* [ENTRIES PROVIDED]
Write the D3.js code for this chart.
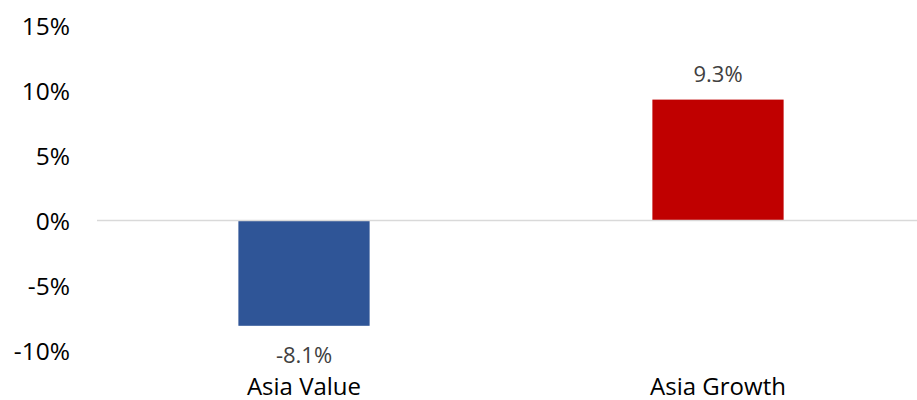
<!DOCTYPE html>
<html>
<head>
<meta charset="utf-8">
<script src="https://cdn.jsdelivr.net/npm/d3@7"></script>
<style>
  html, body { margin: 0; padding: 0; background: #fff; }
  svg { display: block; font-family: "Open Sans", sans-serif; }
</style>
</head>
<body>
<svg id="chart" width="917" height="400"></svg>
<script>
const categories = ["Asia Value", "Asia Growth"];
const values = [-8.1, 9.3];
const colors = ["#2F5597", "#C00000"];
const tickValues = [-10, -5, 0, 5, 10, 15];

const svg = d3.select("#chart");
const y = d3.scaleLinear().domain([-10, 15]).range([350.5, 25.5]);
const x = d3.scaleBand().domain(categories).range([97, 925])
  .paddingInner(0.683).paddingOuter(0.3415);

// y tick labels
svg.append("g").selectAll("text").data(tickValues).join("text")
  .attr("x", 70).attr("y", d => y(d) + 9)
  .attr("text-anchor", "end")
  .attr("font-size", 24.5).attr("fill", "#000")
  .text(d => d + "%");

// bars
svg.append("g").selectAll("rect").data(values).join("rect")
  .attr("x", (d, i) => x(categories[i]))
  .attr("width", x.bandwidth())
  .attr("y", d => y(Math.max(0, d)))
  .attr("height", d => Math.abs(y(d) - y(0)))
  .attr("fill", (d, i) => colors[i]);

// zero line
svg.append("line")
  .attr("x1", 97).attr("x2", 925)
  .attr("y1", y(0)).attr("y2", y(0))
  .attr("stroke", "#D9D9D9").attr("stroke-width", 1.5);

// data labels
svg.append("g").selectAll("text").data(values).join("text")
  .attr("x", (d, i) => x(categories[i]) + x.bandwidth() / 2)
  .attr("y", d => d >= 0 ? y(d) - 18 : y(d) + 37.5)
  .attr("text-anchor", "middle")
  .attr("font-size", 22).attr("fill", "#404040")
  .text(d => d.toFixed(1) + "%");

// category labels
svg.append("g").selectAll("text").data(categories).join("text")
  .attr("x", d => x(d) + x.bandwidth() / 2)
  .attr("y", 394.5)
  .attr("text-anchor", "middle")
  .attr("font-size", 24).attr("fill", "#000")
  .text(d => d);
</script>
</body>
</html>
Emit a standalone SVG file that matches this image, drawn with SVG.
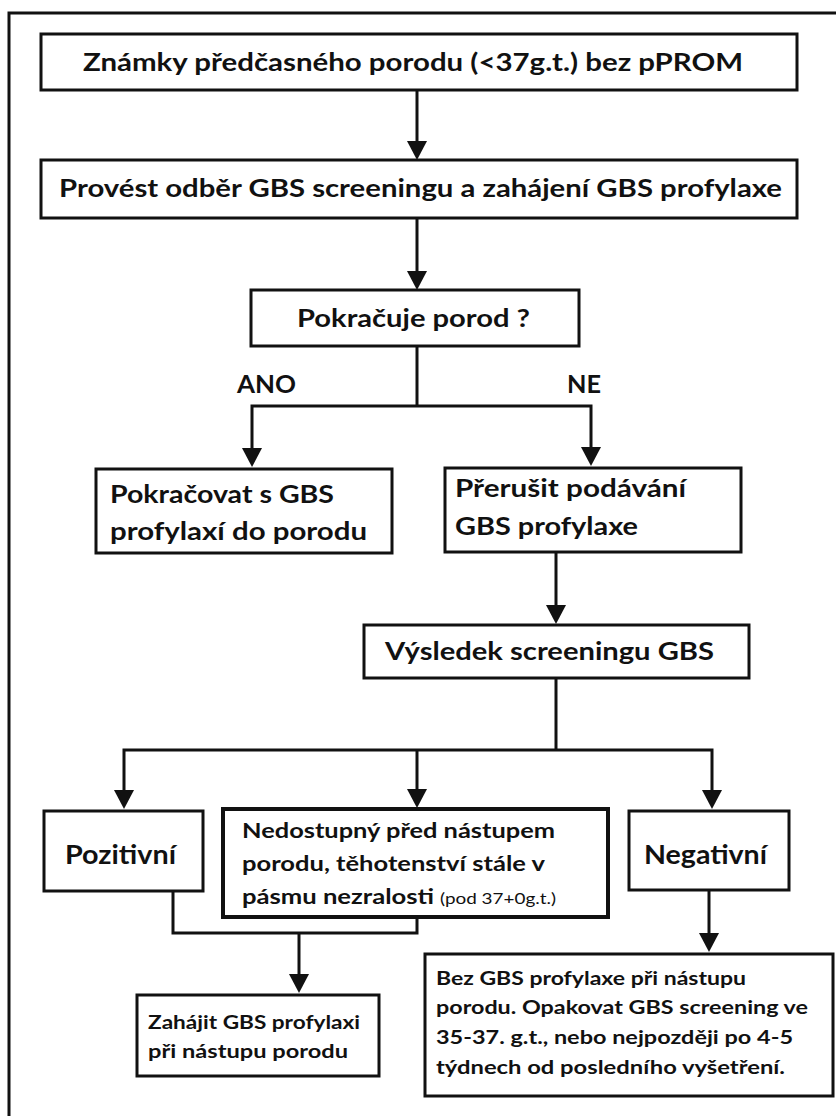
<svg xmlns="http://www.w3.org/2000/svg" width="836" height="1116" viewBox="0 0 836 1116">
<style>
.box{fill:#fff;stroke:#111;stroke-width:3}
.thick{stroke-width:4}
.conn{fill:none;stroke:#111;stroke-width:3}
text{font-family:Lato,"Liberation Sans",sans-serif;font-weight:bold;fill:#111}
.t25{font-size:25px}
.t26{font-size:26px}
.t21{font-size:21px}
.t18{font-size:18.5px}
.small{font-size:16px;font-weight:normal}
</style>
<defs>
<marker id="arr" markerUnits="userSpaceOnUse" markerWidth="20" markerHeight="20" refX="11" refY="10" orient="auto">
<path d="M0,0 L19,10 L0,20 z" fill="#111"/>
</marker>
</defs>
<rect x="0" y="0" width="836" height="1116" fill="#fff"/>
<rect id="frame" x="9" y="13" width="850" height="1130" fill="none" stroke="#111" stroke-width="3"/>

<g id="connectors">
<path class="conn" d="M417,90 V152" marker-end="url(#arr)"/>
<path class="conn" d="M417,218 V282" marker-end="url(#arr)"/>
<path class="conn" d="M417,346 V406"/>
<path class="conn" d="M417,406 H252 V459" marker-end="url(#arr)"/>
<path class="conn" d="M417,406 H591 V458" marker-end="url(#arr)"/>
<path class="conn" d="M556,552 V616" marker-end="url(#arr)"/>
<path class="conn" d="M556,678 V750"/>
<path class="conn" d="M556,750 H124 V801" marker-end="url(#arr)"/>
<path class="conn" d="M417,750 V800" marker-end="url(#arr)"/>
<path class="conn" d="M556,750 H712 V801" marker-end="url(#arr)"/>
<path class="conn" d="M173,891 V933 H417 V917"/>
<path class="conn" d="M299,933 V985" marker-end="url(#arr)"/>
<path class="conn" d="M709,890 V944" marker-end="url(#arr)"/>
<text class="t25" x="237" y="393" textLength="59" lengthAdjust="spacingAndGlyphs">ANO</text>
<text class="t25" x="567" y="393" textLength="34" lengthAdjust="spacingAndGlyphs">NE</text>
</g>

<g id="n1">
<rect class="box" x="41" y="34" width="756" height="56"/>
<text class="t25" x="83" y="71" textLength="660" lengthAdjust="spacingAndGlyphs">Známky předčasného porodu (&lt;37g.t.) bez pPROM</text>
</g>
<g id="n2">
<rect class="box" x="41" y="160" width="756" height="58"/>
<text class="t25" x="59" y="197" textLength="723" lengthAdjust="spacingAndGlyphs">Provést odběr GBS screeningu a zahájení GBS profylaxe</text>
</g>
<g id="n3">
<rect class="box" x="251" y="290" width="328" height="56"/>
<text class="t25" x="297" y="327" textLength="233" lengthAdjust="spacingAndGlyphs">Pokračuje porod ?</text>
</g>
<g id="n4">
<rect class="box" x="96" y="469" width="296" height="84"/>
<text class="t25" x="110" y="503" textLength="224" lengthAdjust="spacingAndGlyphs">Pokračovat s GBS</text>
<text class="t25" x="110" y="540" textLength="257" lengthAdjust="spacingAndGlyphs">profylaxí do porodu</text>
</g>
<g id="n5">
<rect class="box" x="445" y="468" width="296" height="84"/>
<text class="t25" x="455" y="497" textLength="231" lengthAdjust="spacingAndGlyphs">Přerušit podávání</text>
<text class="t25" x="455" y="535" textLength="183" lengthAdjust="spacingAndGlyphs">GBS profylaxe</text>
</g>
<g id="n6">
<rect class="box" x="364" y="625" width="385" height="53"/>
<text class="t25" x="385" y="660" textLength="329" lengthAdjust="spacingAndGlyphs">Výsledek screeningu GBS</text>
</g>
<g id="n7">
<rect class="box" x="44" y="811" width="159" height="80"/>
<text class="t26" x="65" y="864" textLength="111" lengthAdjust="spacingAndGlyphs">Pozitivní</text>
</g>
<g id="n8">
<rect class="box thick" x="223" y="809" width="385" height="108"/>
<text class="t21" x="242" y="838" textLength="313" lengthAdjust="spacingAndGlyphs">Nedostupný před nástupem</text>
<text class="t21" x="242" y="871" textLength="303" lengthAdjust="spacingAndGlyphs">porodu, těhotenství stále v</text>
<text class="t21" x="242" y="904" textLength="192" lengthAdjust="spacingAndGlyphs">pásmu nezralosti</text>
<text class="small" x="440" y="904" textLength="116" lengthAdjust="spacingAndGlyphs">(pod 37+0g.t.)</text>
</g>
<g id="n9">
<rect class="box" x="629" y="811" width="160" height="79"/>
<text class="t26" x="644" y="864" textLength="123" lengthAdjust="spacingAndGlyphs">Negativní</text>
</g>
<g id="n10">
<rect class="box" x="137" y="995" width="242" height="81"/>
<text class="t18" x="148" y="1029" textLength="212" lengthAdjust="spacingAndGlyphs">Zahájit GBS profylaxi</text>
<text class="t18" x="148" y="1058" textLength="200" lengthAdjust="spacingAndGlyphs">při nástupu porodu</text>
</g>
<g id="n11">
<rect class="box" x="425" y="954" width="408" height="142"/>
<text class="t18" x="436" y="985" textLength="310" lengthAdjust="spacingAndGlyphs">Bez GBS profylaxe při nástupu</text>
<text class="t18" x="436" y="1014" textLength="372" lengthAdjust="spacingAndGlyphs">porodu. Opakovat GBS screening ve</text>
<text class="t18" x="436" y="1044" textLength="357" lengthAdjust="spacingAndGlyphs">35-37. g.t., nebo nejpozději po 4-5</text>
<text class="t18" x="436" y="1074" textLength="349" lengthAdjust="spacingAndGlyphs">týdnech od posledního vyšetření.</text>
</g>
</svg>
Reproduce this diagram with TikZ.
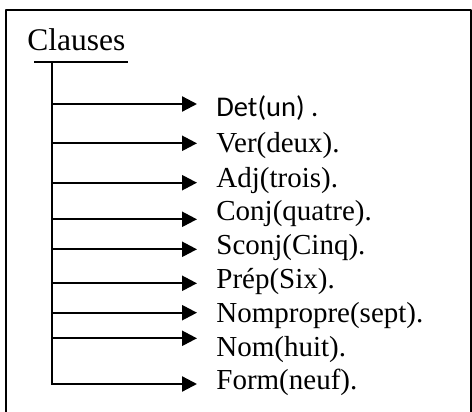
\documentclass[tikz,border=0pt]{standalone}
\usepackage{fontspec}
\setmainfont{Liberation Serif}
\newfontfamily\detfont{Carlito}
\usetikzlibrary{arrows.meta}

\begin{document}
\begin{tikzpicture}[x=0.5pt, y=-0.5pt, line join=round]
\useasboundingbox (0,0) rectangle (472,412);
\tikzset{branch/.style={line width=1.15pt, line cap=rect, -{Triangle[length=7.5pt, width=7.5pt]}},
         lbl/.style={inner sep=0pt, anchor=base west, font=\fontsize{14.5}{17}\selectfont}}
% frame, open at the bottom
\draw[line width=0.85pt] (6,412) -- (6,10) -- (471,10) -- (471,412);
\node[inner sep=0pt, anchor=base west, font=\fontsize{15.75}{19}\selectfont] (clauses) at (27,50.7) {Clauses};
\coordinate (ul1) at (34,62);
\coordinate (ul2) at (128,62);
\draw[line width=1.15pt] (ul1) -- (ul2);
\coordinate (top) at (52.3,62);
\coordinate (bot) at (52.3,384);
\draw[line width=1.15pt, line cap=rect] (top) -- (bot);
% first branch
\coordinate (s0) at (52.3,104);
\coordinate (e0) at (197,104);
\draw[branch] (s0) -- (e0);
\node[lbl, font=\detfont\fontsize{14.25}{17}\selectfont] (lbl0) at (216,116.7) {Det(un) .};
% the other branches
\foreach \ay/\by/\txt [count=\i] in {143.3/152.7/{Ver(deux).}, 182.7/187.3/{Adj(trois).},
    219.3/220.7/{Conj(quatre).}, 249.3/254/{Sconj(Cinq).}, 283.3/288/{Prép(Six).},
    312.7/322.7/{Nompropre(sept).}, 338.3/356/{Nom(huit).}, 384/389/{Form(neuf).}}{
  \coordinate (s\i) at (52.3,\ay);
  \coordinate (e\i) at (197,\ay);
  \draw[branch] (s\i) -- (e\i);
  \node[lbl] (lbl\i) at (216,\by) {\txt};
}
\end{tikzpicture}
\end{document}
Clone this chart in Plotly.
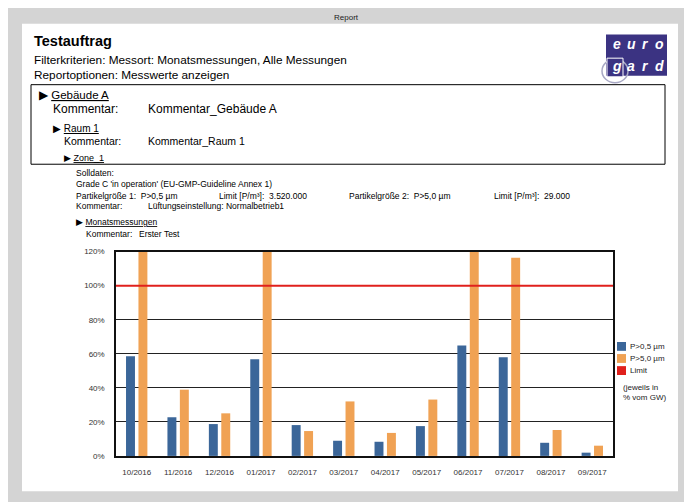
import plotly.graph_objects as go

W, H = 692, 502

# ---- data ----
months = ["10/2016", "11/2016", "12/2016", "01/2017", "02/2017", "03/2017",
          "04/2017", "05/2017", "06/2017", "07/2017", "08/2017", "09/2017"]
p05_pct = [58.6, 22.7, 18.7, 56.8, 18.1, 8.9, 8.3, 17.5, 64.9, 58.0, 7.7, 1.9]
p50_pct = [135.0, 38.9, 25.0, 130.0, 14.6, 32.0, 13.5, 33.1, 140.0, 116.4, 15.2, 6.0]
limit_pct = 100
y_tick_vals = [0, 20, 40, 60, 80, 100, 120]
y_tick_text = ["0%", "20%", "40%", "60%", "80%", "100%", "120%"]
series_names = ["P>0,5 µm", "P>5,0 µm", "Limit"]

BLUE = "#3b6699"
ORANGE = "#f0a254"
RED = "#e0201c"
FONT = "Liberation Sans, Arial, sans-serif"

# the page body has an 8px margin; positions below are screen pixels
OFF = 8


def px(x):
    return (x - OFF) / W


def py(y):
    return 1 - (y - OFF) / H


fig = go.Figure()
fig.add_bar(x=months, y=p05_pct, name=series_names[0], marker_color=BLUE,
            marker_line_width=0)
fig.add_bar(x=months, y=p50_pct, name=series_names[1], marker_color=ORANGE,
            marker_line_width=0)

shapes = []
# white page
shapes.append(dict(type="rect", xref="paper", yref="paper", x0=px(22), x1=px(678),
                   y0=py(496), y1=py(20), fillcolor="white", line_width=0, layer="below"))
# header box
shapes.append(dict(type="rect", xref="paper", yref="paper", x0=px(31), x1=px(665),
                   y0=py(163), y1=py(82), line=dict(color="black", width=1)))
# logo
shapes.append(dict(type="rect", xref="paper", yref="paper", x0=px(606), x1=px(667),
                   y0=py(73), y1=py(31), fillcolor="#3b3382", line_width=0))
shapes.append(dict(type="circle", xref="paper", yref="paper", x0=px(602), x1=px(628),
                   y0=py(80), y1=py(56), fillcolor="rgba(0,0,0,0)",
                   line=dict(color="#a8a8c4", width=1.5)))
shapes.append(dict(type="rect", xref="paper", yref="paper", x0=px(607), x1=px(623),
                   y0=py(74), y1=py(55), fillcolor="#3b3382",
                   line=dict(color="white", width=1)))
# limit line
shapes.append(dict(type="line", xref="x domain", yref="y", x0=0, x1=1,
                   y0=limit_pct, y1=limit_pct, line=dict(color=RED, width=2),
                   layer="above"))
# legend swatches
for i, c in enumerate([BLUE, ORANGE, RED]):
    y0 = 344 + i * 12.3
    shapes.append(dict(type="rect", xref="paper", yref="paper", x0=px(617), x1=px(626),
                       y0=py(y0 + 9), y1=py(y0), fillcolor=c, line_width=0))

ann = []


def txt(x, y, s, size, color="black", anchor="left", bold=False, family=FONT):
    if bold:
        s = "<b>" + s + "</b>"
    ann.append(dict(x=px(x), y=py(y), xref="paper", yref="paper", text=s,
                    showarrow=False, xanchor=anchor, yanchor="middle",
                    font=dict(size=size, color=color, family=family), borderpad=0))


txt(346, 14, "Report", 8, "#222", anchor="center")
txt(33, 38, "Testauftrag", 14.5, bold=True)
txt(33, 57, "Filterkriterien: Messort: Monatsmessungen, Alle Messungen", 11.8)
txt(33, 72, "Reportoptionen: Messwerte anzeigen", 11.8)

# logo letters
for j, ch in enumerate("euro"):
    txt(617 + j * 14, 41, "<i>" + ch + "</i>", 14, "white", anchor="center", bold=True)
for j, ch in enumerate("gard"):
    txt(617 + j * 14, 63, "<i>" + ch + "</i>", 14, "white", anchor="center", bold=True)

txt(38, 93, "▶ <u>Gebäude A</u>", 11.5)
txt(52, 107, "Kommentar:", 12)
txt(147, 107, "Kommentar_Gebäude A", 12)
txt(52, 127, "▶ <u>Raum 1</u>", 10)
txt(63, 139, "Kommentar:", 10.5)
txt(147, 139, "Kommentar_Raum 1", 10.5)
txt(63, 157, "▶ <u>Zone_1</u>", 9)

txt(75, 172, "Solldaten:", 8.5)
txt(75, 183, "Grade C 'in operation' (EU-GMP-Guideline Annex 1)", 8.5)
txt(75, 195, "Partikelgröße 1:  P>0,5 µm", 8.5)
txt(218, 195, "Limit [P/m³]:  3.520.000", 8.5)
txt(348, 195, "Partikelgröße 2:  P>5,0 µm", 8.5)
txt(493, 195, "Limit [P/m³]:  29.000", 8.5)
txt(75, 206, "Kommentar:", 8.5)
txt(147, 206, "Lüftungseinstellung: Normalbetrieb1", 8.5)
txt(75, 222, "▶ <u>Monatsmessungen</u>", 8.5)
txt(85, 234, "Kommentar:", 8.5)
txt(138, 234, "Erster Test", 8.5)

# legend texts
for i, n in enumerate(series_names):
    txt(629, 348.5 + i * 12.3, n, 8, "#222")
txt(622, 390, "(jeweils in", 8, "#222")
txt(622, 401, "% vom GW)", 8, "#222")

fig.update_layout(
    width=W, height=H,
    margin=dict(l=0, r=0, t=0, b=0),
    paper_bgcolor="#d4d4d4",
    plot_bgcolor="rgba(0,0,0,0)",
    showlegend=False,
    barmode="group",
    bargap=0.40,
    bargroupgap=0.28,
    font=dict(family=FONT),
    shapes=shapes,
    annotations=ann,
    xaxis=dict(domain=[px(116), px(613)], showline=True, mirror=True,
               linecolor="#111", linewidth=1.5, ticks="", showgrid=False,
               tickfont=dict(size=8, color="#333", family=FONT),
               ticklabelstandoff=8, fixedrange=True),
    yaxis=dict(domain=[py(460), py(252)], range=[0, 120], tickvals=y_tick_vals,
               ticktext=y_tick_text, showgrid=True, gridcolor="#222", gridwidth=1,
               showline=True, mirror=True, linecolor="#111", linewidth=1.5,
               zeroline=False, ticks="", ticklabelstandoff=8,
               tickfont=dict(size=8, color="#333", family=FONT), fixedrange=True),
)

fig.write_html("out.html")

* [GOAL OF THE EXERCISE] Look above and copy only the lines from the one holding "Clone this chart in Plotly." to the one holding "W, H = 692, 502", both included, exactly, minus the pictures.

* [SOLUTION TO THE PROBLEM]
Clone this chart in Plotly.
import plotly.graph_objects as go

W, H = 692, 502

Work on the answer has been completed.